Data entries
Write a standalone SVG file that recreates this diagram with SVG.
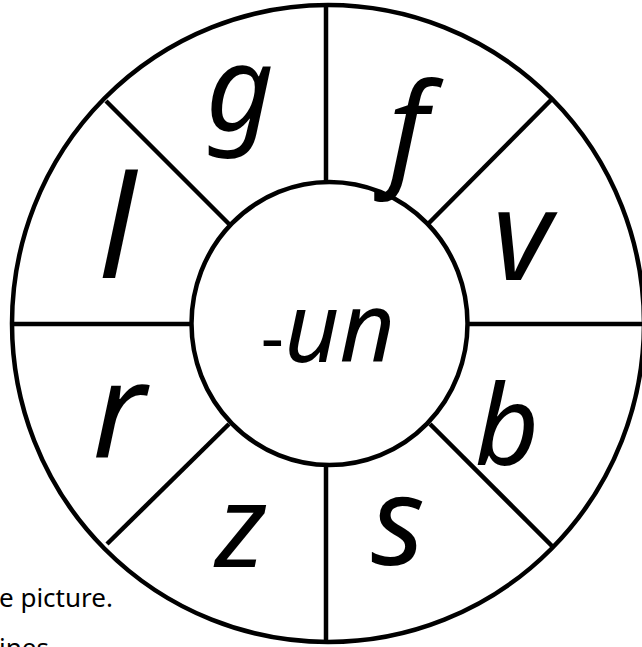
<svg xmlns="http://www.w3.org/2000/svg" width="642" height="647" viewBox="0 0 642 647">
<style>
.ring{fill:none;stroke:#000;stroke-width:4.5}
.spoke{stroke:#000;stroke-width:4.5;stroke-linecap:butt}
.let{font-family:"Noto Sans","DejaVu Sans",sans-serif;font-style:italic;fill:#000;text-anchor:middle}
.note{font-family:"Noto Sans","DejaVu Sans",sans-serif;font-size:26px;fill:#000}
</style>
<rect width="642" height="647" fill="#fff"/>
<g id="wheel">
<ellipse class="ring" cx="328" cy="323.5" rx="316" ry="318.5"/>
</g>
<g id="connectors">
<line class="spoke" x1="326" y1="5" x2="326" y2="183"/>
<line class="spoke" x1="326" y1="464" x2="326" y2="642"/>
<line class="spoke" x1="13" y1="324" x2="192" y2="324"/>
<line class="spoke" x1="467" y1="324" x2="644" y2="324"/>
<line class="spoke" x1="106" y1="101" x2="229" y2="224"/>
<line class="spoke" x1="552" y1="99" x2="429" y2="223"/>
<line class="spoke" x1="107" y1="544" x2="229" y2="424"/>
<line class="spoke" x1="552" y1="546" x2="430" y2="424"/>
</g>
<g id="center">
<ellipse class="ring" cx="329.5" cy="323.5" rx="138" ry="141.5" fill="#fff"/>
<text class="let" x="328" y="362" font-size="96"><tspan font-size="72" font-style="normal">-</tspan>un</text>
</g>
<g id="seg-g"><text class="let" x="240" y="130" font-size="118">g</text></g>
<g id="seg-f"><text class="let" x="408" y="172" font-size="125">f</text></g>
<g id="seg-v"><text class="let" x="522" y="280" font-size="127">v</text></g>
<g id="seg-b"><text class="let" x="507" y="465" font-size="112">b</text></g>
<g id="seg-s"><text class="let" x="398" y="565" font-size="124">s</text></g>
<g id="seg-z"><text class="let" x="241" y="567" font-size="116">z</text></g>
<g id="seg-r"><text class="let" x="119" y="457" font-size="134">r</text></g>
<g id="seg-l"><text class="let" x="117" y="278" font-size="142">l</text></g>
<g id="notes">
<text class="note" x="-1" y="607">e picture.</text>
<text class="note" x="-1" y="657">ines</text>
</g>
</svg>
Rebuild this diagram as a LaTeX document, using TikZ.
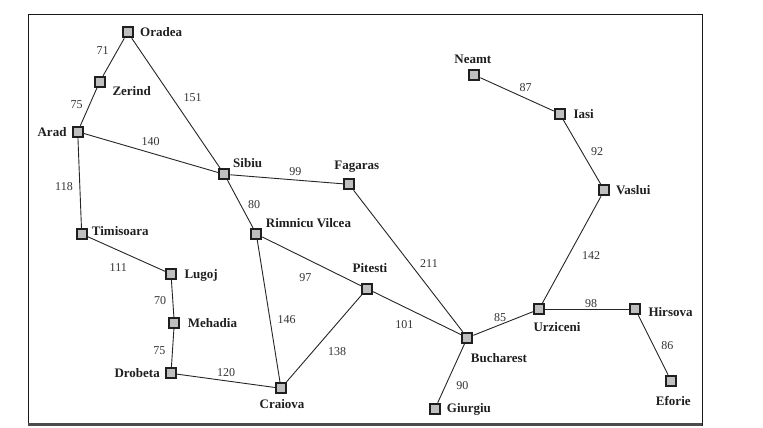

» **TASK OBJECTIVE**
Write the listing above out again exactly, dropping each image.

» **RESULT**
Write a standalone SVG file that recreates this diagram with SVG.
<svg xmlns="http://www.w3.org/2000/svg" width="642" height="647" viewBox="0 0 642 647">
<style>
.ring{fill:none;stroke:#000;stroke-width:4.5}
.spoke{stroke:#000;stroke-width:4.5;stroke-linecap:butt}
.let{font-family:"Noto Sans","DejaVu Sans",sans-serif;font-style:italic;fill:#000;text-anchor:middle}
.note{font-family:"Noto Sans","DejaVu Sans",sans-serif;font-size:26px;fill:#000}
</style>
<rect width="642" height="647" fill="#fff"/>
<g id="wheel">
<ellipse class="ring" cx="328" cy="323.5" rx="316" ry="318.5"/>
</g>
<g id="connectors">
<line class="spoke" x1="326" y1="5" x2="326" y2="183"/>
<line class="spoke" x1="326" y1="464" x2="326" y2="642"/>
<line class="spoke" x1="13" y1="324" x2="192" y2="324"/>
<line class="spoke" x1="467" y1="324" x2="644" y2="324"/>
<line class="spoke" x1="106" y1="101" x2="229" y2="224"/>
<line class="spoke" x1="552" y1="99" x2="429" y2="223"/>
<line class="spoke" x1="107" y1="544" x2="229" y2="424"/>
<line class="spoke" x1="552" y1="546" x2="430" y2="424"/>
</g>
<g id="center">
<ellipse class="ring" cx="329.5" cy="323.5" rx="138" ry="141.5" fill="#fff"/>
<text class="let" x="328" y="362" font-size="96"><tspan font-size="72" font-style="normal">-</tspan>un</text>
</g>
<g id="seg-g"><text class="let" x="240" y="130" font-size="118">g</text></g>
<g id="seg-f"><text class="let" x="408" y="172" font-size="125">f</text></g>
<g id="seg-v"><text class="let" x="522" y="280" font-size="127">v</text></g>
<g id="seg-b"><text class="let" x="507" y="465" font-size="112">b</text></g>
<g id="seg-s"><text class="let" x="398" y="565" font-size="124">s</text></g>
<g id="seg-z"><text class="let" x="241" y="567" font-size="116">z</text></g>
<g id="seg-r"><text class="let" x="119" y="457" font-size="134">r</text></g>
<g id="seg-l"><text class="let" x="117" y="278" font-size="142">l</text></g>
<g id="notes">
<text class="note" x="-1" y="607">e picture.</text>
<text class="note" x="-1" y="657">ines</text>
</g>
</svg>
Rebuild this diagram as a LaTeX document, using TikZ.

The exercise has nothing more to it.